= PROBLEM STATEMENT =
Of the lines below, count those containing the word "this". Reply with the number alone.
* Begin SUPPLIED MATERIAL *
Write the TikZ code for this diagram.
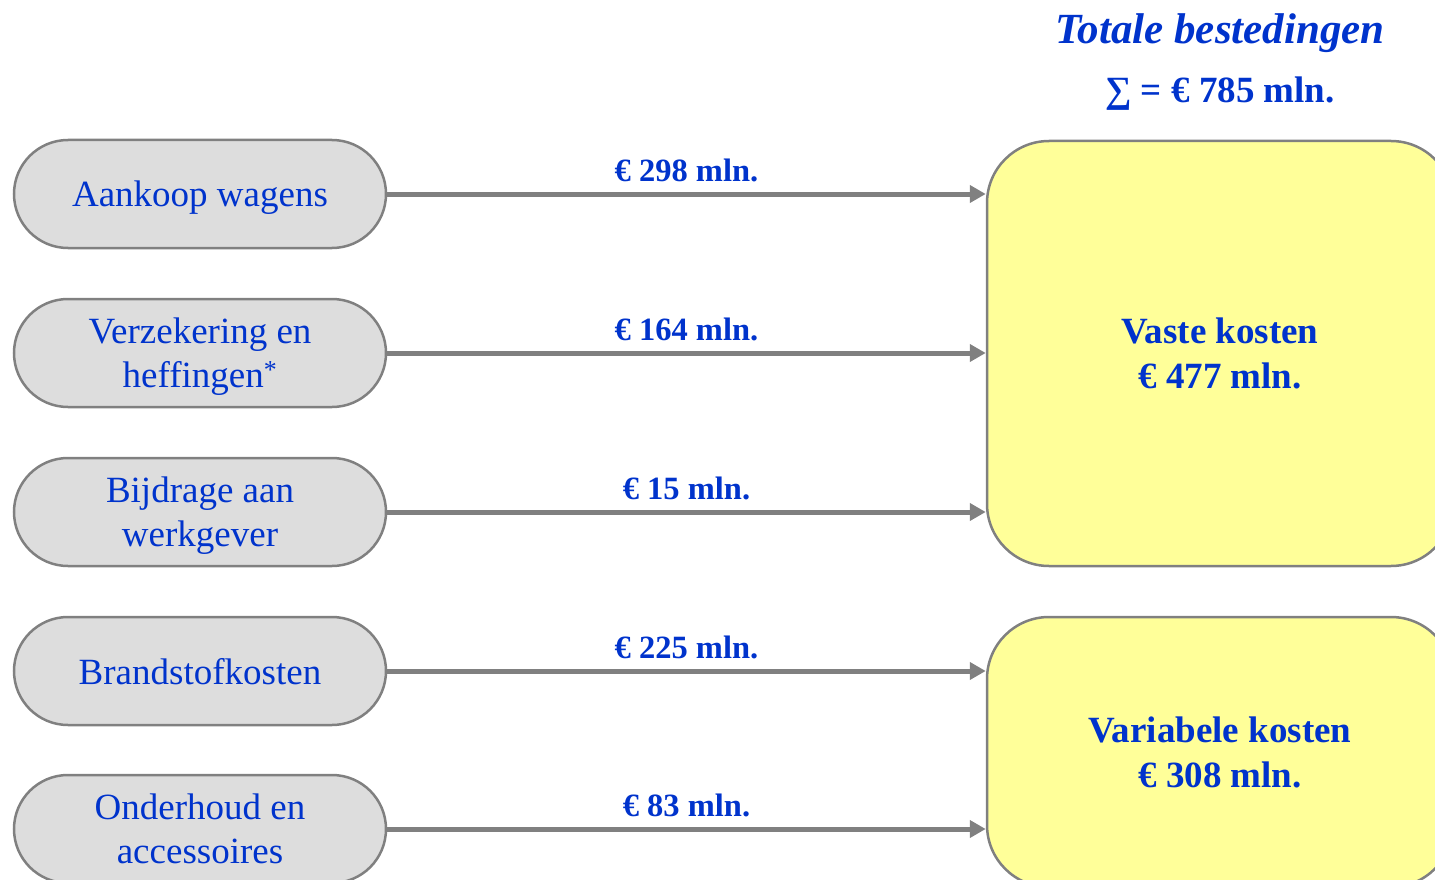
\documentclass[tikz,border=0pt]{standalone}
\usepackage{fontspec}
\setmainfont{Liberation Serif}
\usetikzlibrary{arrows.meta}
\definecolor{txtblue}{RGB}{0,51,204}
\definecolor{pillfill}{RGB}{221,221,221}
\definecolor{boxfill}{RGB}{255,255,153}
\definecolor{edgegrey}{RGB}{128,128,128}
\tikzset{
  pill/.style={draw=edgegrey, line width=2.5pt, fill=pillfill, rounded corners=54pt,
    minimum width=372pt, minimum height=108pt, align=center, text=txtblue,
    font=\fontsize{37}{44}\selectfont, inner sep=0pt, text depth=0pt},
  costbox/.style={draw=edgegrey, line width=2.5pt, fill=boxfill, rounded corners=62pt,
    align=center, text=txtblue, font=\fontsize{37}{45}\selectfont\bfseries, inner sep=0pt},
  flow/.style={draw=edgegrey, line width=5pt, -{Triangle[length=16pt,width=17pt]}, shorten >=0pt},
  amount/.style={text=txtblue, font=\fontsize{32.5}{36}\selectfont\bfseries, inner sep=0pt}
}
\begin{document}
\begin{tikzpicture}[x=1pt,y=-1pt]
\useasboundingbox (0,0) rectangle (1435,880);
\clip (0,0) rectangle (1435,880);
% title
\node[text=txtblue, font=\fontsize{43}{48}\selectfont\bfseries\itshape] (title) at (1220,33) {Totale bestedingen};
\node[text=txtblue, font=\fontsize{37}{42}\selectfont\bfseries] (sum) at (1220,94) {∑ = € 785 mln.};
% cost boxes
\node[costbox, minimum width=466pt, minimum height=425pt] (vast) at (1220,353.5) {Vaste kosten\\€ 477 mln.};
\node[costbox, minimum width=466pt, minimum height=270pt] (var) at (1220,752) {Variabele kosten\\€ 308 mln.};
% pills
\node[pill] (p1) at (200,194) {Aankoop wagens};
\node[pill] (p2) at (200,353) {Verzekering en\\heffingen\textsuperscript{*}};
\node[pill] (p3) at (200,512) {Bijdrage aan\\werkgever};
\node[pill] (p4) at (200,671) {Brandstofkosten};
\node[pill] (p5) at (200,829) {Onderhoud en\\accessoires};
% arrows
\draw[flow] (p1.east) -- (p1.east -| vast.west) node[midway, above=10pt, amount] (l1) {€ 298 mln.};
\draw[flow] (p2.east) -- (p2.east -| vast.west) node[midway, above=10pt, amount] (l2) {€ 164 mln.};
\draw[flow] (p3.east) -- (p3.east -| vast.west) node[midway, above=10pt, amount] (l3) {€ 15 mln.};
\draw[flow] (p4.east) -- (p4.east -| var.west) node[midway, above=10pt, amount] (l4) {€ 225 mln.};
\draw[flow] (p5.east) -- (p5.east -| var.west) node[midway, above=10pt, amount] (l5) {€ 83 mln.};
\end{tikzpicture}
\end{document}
* End SUPPLIED MATERIAL *
* Begin SUPPLIED MATERIAL *
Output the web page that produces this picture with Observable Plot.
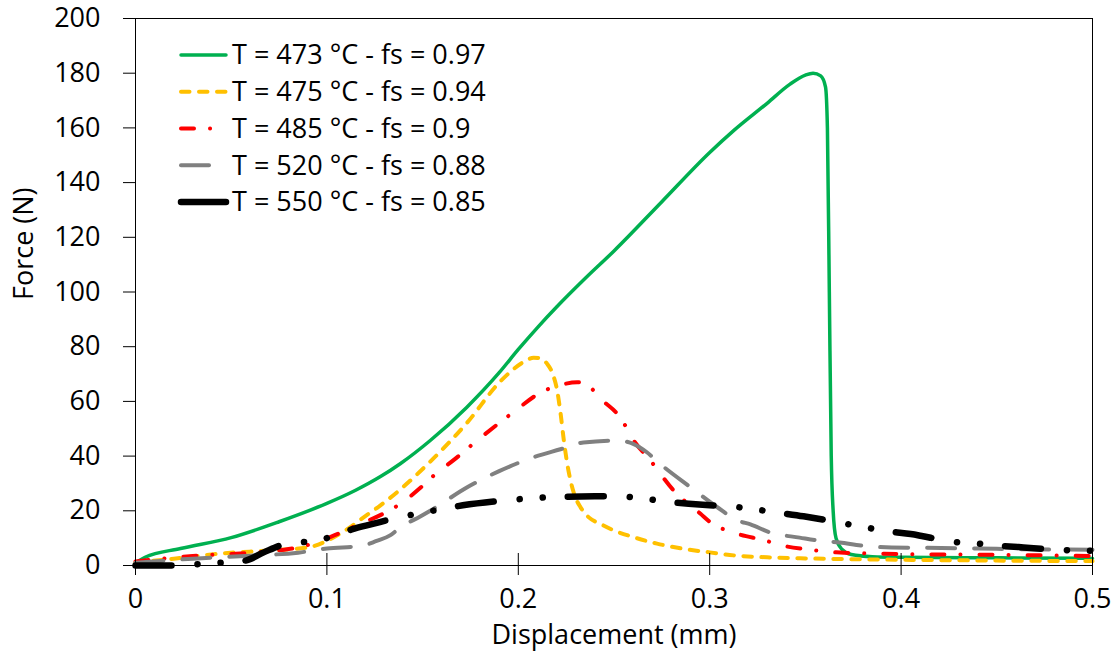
* End SUPPLIED MATERIAL *
= REPLY =
2